27 July 2017
Made in France?
The Cornish flood
By Chin Chin
What caused it then? Rain poured down on the streets of Coverack in Cornwall on a scale not seen since Noah. Was this a direct punishment by the Almighty? Were there, among the rubble swept into the sea, the remnants of altars to Baal? Did a modern Elijah stand on the hills, staff outstretched, bringing down the furies of the Lord to discourage the evil practices of the Cornish?
However overdue such an intervention may appear, it seems not. Apparently the divine scourging of the Cornish has been postponed to another day and last week’s floods had a far more mundane cause. Yes, you have guessed it, a build-up of hot air over France.
The generation of too much hot air across the channel has been a danger ever since the election of Mr Macron to the presidency. Calling his party “En Marche”, a name which shared his own initials, was the first sign. The passionate holding of President Trump’s hand reinforced the impression. This is a man who likes gesture politics, who burnishes his image and who can produce hot air until the cows come home. There is nothing wrong with that but the question is: is there enough behind it?
French leaders have always been rather grander than ours (compare the Louvre with our own Buckingham Palace) and generally they have had to be. France is a difficult country to reform because its institutions are powerfully embedded and supported by a population which is jealous of its privileges. That is both a good thing and a bad one. It puts a brake on populist politics, which may be needed in the 21st-century. On the other hand it makes it difficult to push through any changes which are needed. Sometimes that can be disastrous. For example a long series of monarchs tried to reform the tax system by removing the exemptions for the nobles and the clergy. They never managed it, leaving the burden with the middle and lower classes. The effect? The French Revolution. The successful defence by the unions of the Labour laws has held back economic progress since the war.
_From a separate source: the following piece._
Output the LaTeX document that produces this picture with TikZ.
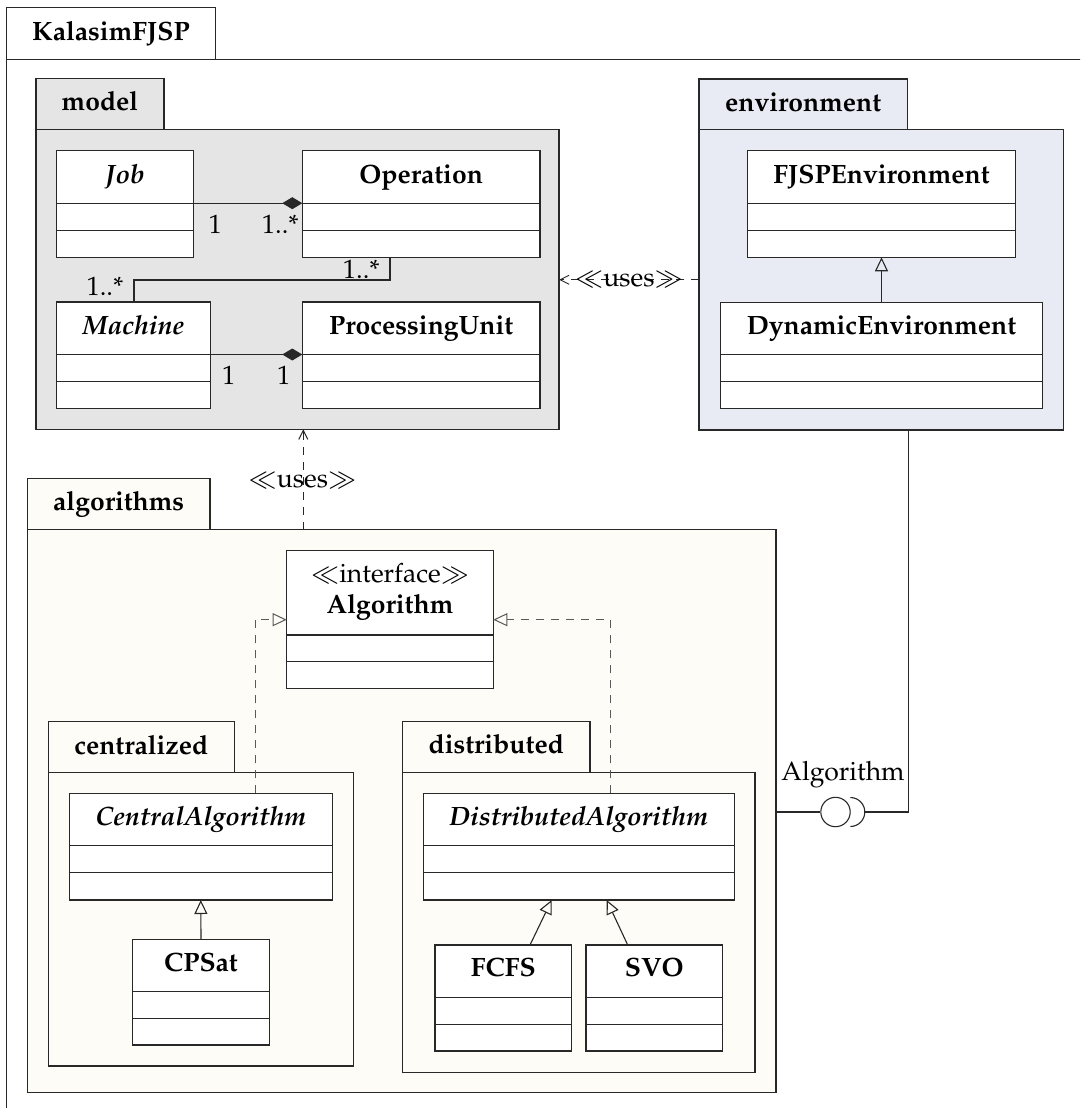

It takes a very powerful reformer to take on these interests, however grand their public image might be. Napoleon managed it, of course, combining an unmistakable taste for grandeur (Mr Macron’s use of initials is perhaps reminiscent of Napoleon use of the letter “N”) with considerable ruthlessness, and famously driving back popular protest with “a whiff of grapeshot”. If that is what is needed, and it may be, does Mr Macron have the stomach for it?
From this side of the Channel, it is extremely hard to tell. Certainly he has tapped into French dissatisfaction with the French system to create a new political force. That, though, is what demagogues do and you could say that Mr Farage had achieved much the same in the Britain. It is a long way, though, from successfully using that force as an engine of reform, and over the next few months we will discover whether he can do that or not. His first clash, with the military, bodes well. Although it led to the resignation of General Pierre de Villiers, the head of the armed forces, on the basis that the proposed cuts would not leave him with sufficient funds to guarantee France’s defences or support French ambitions, Mr Macron stood his ground. In the context of the forthcoming struggle with the unions that is probably more important than being right. Well done, Macron. Un point to the cause of reform: nil point to the French resistance to change. So far, so good!
And yet there is something which makes one uneasy about it all. Politicians who rise suddenly on the wave of public acclaim can fall suddenly too. Look at the astonishing rise and fall in the popularity of our own Prime Minister, or Boris Johnson come to that. It is often the ones who work away quietly in an unspectacular manner who achieve the most. Attlee, rather than Churchill, just after the war.
It is easy, with the current tensions over Brexit, to hope that things go wrong in France. After all, they are on the opposite side of a tough negotiation and will take little account of our interests. “A plague on all the houses”, you might say. If it all goes wrong there will be schadenfreude a plenty for us to enjoy. Yet that is too narrow a view. Failure by Mr Macron is likely to mean a triumph for Marine Le Pen next time around and a boost for the European nationalist right. Political movements like that have a way of spreading and, although our approach is different from the French, the Channel is just a thin piece of water. We have seen a major European economy turn to the far right before and it was not a happy experience. For the moment then we can only watch the hot air rise from France and hope that it is not the harbinger of something worse. Oh yes, and dig more flood drains in Cornwall.